— start —
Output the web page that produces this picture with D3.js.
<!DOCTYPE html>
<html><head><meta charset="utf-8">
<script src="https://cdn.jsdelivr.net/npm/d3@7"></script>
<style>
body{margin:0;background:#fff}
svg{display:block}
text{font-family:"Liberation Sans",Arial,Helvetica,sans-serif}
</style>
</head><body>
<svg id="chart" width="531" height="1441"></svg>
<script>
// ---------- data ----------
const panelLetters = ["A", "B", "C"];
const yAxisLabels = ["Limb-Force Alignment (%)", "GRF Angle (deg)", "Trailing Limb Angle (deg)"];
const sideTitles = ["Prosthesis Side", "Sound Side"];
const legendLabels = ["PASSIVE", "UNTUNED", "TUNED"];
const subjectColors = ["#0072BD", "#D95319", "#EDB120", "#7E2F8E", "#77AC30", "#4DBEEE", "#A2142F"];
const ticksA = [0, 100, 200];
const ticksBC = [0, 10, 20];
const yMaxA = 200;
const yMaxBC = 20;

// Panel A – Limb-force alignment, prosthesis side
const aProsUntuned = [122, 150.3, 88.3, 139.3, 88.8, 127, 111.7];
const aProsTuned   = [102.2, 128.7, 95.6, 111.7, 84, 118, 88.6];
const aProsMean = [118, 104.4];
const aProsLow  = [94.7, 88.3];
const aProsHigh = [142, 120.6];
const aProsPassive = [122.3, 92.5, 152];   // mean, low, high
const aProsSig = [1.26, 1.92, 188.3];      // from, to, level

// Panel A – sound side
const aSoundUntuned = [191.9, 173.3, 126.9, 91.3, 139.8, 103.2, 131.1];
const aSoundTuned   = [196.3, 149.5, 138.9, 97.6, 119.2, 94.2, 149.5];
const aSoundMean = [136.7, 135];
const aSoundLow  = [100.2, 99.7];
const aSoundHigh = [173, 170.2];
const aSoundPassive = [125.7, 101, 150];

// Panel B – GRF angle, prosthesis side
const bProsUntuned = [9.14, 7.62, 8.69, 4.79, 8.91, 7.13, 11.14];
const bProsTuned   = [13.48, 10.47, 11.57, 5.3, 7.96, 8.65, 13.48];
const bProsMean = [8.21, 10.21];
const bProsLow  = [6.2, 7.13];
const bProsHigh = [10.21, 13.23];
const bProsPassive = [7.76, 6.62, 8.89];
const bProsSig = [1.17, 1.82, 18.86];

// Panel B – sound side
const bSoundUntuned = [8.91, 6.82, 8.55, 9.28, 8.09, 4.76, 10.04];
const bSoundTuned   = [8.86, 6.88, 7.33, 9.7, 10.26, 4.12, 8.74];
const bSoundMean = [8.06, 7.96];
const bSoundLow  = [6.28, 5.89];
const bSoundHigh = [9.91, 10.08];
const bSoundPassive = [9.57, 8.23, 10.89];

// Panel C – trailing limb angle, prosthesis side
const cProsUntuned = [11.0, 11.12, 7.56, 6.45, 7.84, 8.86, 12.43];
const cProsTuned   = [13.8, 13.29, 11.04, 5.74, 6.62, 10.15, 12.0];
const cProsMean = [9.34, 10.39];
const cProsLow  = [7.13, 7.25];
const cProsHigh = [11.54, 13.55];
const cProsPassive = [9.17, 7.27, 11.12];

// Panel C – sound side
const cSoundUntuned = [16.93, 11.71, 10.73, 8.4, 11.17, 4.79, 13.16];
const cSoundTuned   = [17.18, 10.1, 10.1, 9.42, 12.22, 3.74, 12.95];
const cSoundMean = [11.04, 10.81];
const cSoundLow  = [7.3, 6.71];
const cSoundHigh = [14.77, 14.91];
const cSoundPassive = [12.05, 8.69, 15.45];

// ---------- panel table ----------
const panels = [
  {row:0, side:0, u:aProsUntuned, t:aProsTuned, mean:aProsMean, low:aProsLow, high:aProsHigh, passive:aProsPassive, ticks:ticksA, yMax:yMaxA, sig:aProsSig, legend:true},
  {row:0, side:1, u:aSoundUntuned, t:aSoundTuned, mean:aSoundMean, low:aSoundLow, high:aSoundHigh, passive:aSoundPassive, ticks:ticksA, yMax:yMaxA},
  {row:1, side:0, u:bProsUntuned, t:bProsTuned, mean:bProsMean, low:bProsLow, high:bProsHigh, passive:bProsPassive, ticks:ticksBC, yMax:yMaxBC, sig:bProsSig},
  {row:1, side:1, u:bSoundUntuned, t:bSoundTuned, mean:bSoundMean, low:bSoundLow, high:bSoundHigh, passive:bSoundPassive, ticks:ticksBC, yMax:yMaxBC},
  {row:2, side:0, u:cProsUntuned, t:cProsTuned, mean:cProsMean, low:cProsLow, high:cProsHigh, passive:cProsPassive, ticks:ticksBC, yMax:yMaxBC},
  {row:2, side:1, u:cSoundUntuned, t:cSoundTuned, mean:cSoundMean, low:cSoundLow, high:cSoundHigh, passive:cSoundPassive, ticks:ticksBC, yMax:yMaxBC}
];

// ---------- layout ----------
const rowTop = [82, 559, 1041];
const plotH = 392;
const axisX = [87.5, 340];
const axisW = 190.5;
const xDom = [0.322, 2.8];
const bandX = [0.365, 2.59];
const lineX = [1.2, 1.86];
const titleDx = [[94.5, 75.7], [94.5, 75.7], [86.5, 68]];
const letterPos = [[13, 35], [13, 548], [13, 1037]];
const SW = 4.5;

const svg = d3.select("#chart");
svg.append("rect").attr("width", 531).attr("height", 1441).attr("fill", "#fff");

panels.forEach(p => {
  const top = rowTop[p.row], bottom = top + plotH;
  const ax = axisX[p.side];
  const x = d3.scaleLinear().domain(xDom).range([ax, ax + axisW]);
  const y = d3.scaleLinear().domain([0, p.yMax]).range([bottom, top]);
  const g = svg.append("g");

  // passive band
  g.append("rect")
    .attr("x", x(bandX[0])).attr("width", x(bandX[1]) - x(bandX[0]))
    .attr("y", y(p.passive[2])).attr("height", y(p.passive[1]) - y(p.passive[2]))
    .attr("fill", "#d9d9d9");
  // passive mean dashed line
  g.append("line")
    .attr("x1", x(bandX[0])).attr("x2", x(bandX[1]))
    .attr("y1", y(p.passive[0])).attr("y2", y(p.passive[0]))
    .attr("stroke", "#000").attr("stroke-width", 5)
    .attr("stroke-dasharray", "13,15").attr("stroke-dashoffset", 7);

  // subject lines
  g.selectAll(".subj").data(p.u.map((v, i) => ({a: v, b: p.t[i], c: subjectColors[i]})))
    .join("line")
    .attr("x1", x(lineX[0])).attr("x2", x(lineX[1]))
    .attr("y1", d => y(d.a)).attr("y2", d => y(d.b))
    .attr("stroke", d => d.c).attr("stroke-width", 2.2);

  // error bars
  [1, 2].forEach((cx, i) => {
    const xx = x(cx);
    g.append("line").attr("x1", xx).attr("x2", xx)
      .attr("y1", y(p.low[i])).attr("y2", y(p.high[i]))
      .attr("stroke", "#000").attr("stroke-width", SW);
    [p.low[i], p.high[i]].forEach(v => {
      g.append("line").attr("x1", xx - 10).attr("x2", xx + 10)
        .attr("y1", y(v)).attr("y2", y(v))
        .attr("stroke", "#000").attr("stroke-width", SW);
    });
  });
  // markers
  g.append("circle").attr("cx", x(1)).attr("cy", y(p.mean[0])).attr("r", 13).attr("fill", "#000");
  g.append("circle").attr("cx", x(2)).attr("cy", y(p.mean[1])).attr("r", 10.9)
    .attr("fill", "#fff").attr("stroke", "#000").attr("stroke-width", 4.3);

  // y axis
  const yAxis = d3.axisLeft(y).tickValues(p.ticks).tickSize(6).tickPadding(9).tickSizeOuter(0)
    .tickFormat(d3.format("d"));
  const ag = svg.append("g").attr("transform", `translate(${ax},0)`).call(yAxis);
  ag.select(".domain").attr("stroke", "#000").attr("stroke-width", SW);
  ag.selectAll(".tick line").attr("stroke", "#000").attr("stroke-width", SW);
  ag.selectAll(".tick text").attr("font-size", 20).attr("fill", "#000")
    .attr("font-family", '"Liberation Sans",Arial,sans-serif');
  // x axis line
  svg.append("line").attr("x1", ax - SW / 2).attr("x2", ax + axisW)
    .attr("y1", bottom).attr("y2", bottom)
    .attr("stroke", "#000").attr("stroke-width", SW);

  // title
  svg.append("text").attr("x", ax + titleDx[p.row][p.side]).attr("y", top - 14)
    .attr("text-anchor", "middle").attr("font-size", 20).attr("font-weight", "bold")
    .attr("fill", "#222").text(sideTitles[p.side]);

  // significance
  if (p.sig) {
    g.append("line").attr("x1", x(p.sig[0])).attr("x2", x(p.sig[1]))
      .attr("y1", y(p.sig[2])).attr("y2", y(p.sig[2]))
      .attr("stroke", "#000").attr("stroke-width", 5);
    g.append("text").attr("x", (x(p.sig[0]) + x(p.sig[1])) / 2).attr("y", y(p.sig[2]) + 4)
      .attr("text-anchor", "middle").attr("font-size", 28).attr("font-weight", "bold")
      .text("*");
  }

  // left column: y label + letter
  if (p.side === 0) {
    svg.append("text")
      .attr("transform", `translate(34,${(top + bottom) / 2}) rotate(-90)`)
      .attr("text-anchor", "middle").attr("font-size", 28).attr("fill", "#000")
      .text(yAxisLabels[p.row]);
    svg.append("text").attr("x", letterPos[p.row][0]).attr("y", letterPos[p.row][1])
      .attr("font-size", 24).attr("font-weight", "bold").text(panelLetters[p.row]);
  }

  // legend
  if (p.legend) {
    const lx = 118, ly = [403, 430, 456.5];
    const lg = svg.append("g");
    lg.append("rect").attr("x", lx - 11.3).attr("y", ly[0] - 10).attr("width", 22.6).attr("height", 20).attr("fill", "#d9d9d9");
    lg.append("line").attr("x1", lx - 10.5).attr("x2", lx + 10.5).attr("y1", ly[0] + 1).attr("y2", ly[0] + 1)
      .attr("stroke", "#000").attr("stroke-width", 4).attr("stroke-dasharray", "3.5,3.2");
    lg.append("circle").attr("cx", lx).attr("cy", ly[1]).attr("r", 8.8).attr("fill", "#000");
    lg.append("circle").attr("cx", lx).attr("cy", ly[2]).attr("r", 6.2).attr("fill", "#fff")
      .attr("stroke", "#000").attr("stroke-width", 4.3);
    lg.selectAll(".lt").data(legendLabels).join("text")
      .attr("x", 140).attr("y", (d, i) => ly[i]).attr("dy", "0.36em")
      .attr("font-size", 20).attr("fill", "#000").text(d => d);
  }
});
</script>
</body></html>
— end —
Copy out the listing above, line by line and exactly, from its first line to the line holding "const yMaxBC = 20;", inclusive.

- _Finished task_:
Output the web page that produces this picture with D3.js.
<!DOCTYPE html>
<html><head><meta charset="utf-8">
<script src="https://cdn.jsdelivr.net/npm/d3@7"></script>
<style>
body{margin:0;background:#fff}
svg{display:block}
text{font-family:"Liberation Sans",Arial,Helvetica,sans-serif}
</style>
</head><body>
<svg id="chart" width="531" height="1441"></svg>
<script>
// ---------- data ----------
const panelLetters = ["A", "B", "C"];
const yAxisLabels = ["Limb-Force Alignment (%)", "GRF Angle (deg)", "Trailing Limb Angle (deg)"];
const sideTitles = ["Prosthesis Side", "Sound Side"];
const legendLabels = ["PASSIVE", "UNTUNED", "TUNED"];
const subjectColors = ["#0072BD", "#D95319", "#EDB120", "#7E2F8E", "#77AC30", "#4DBEEE", "#A2142F"];
const ticksA = [0, 100, 200];
const ticksBC = [0, 10, 20];
const yMaxA = 200;
const yMaxBC = 20;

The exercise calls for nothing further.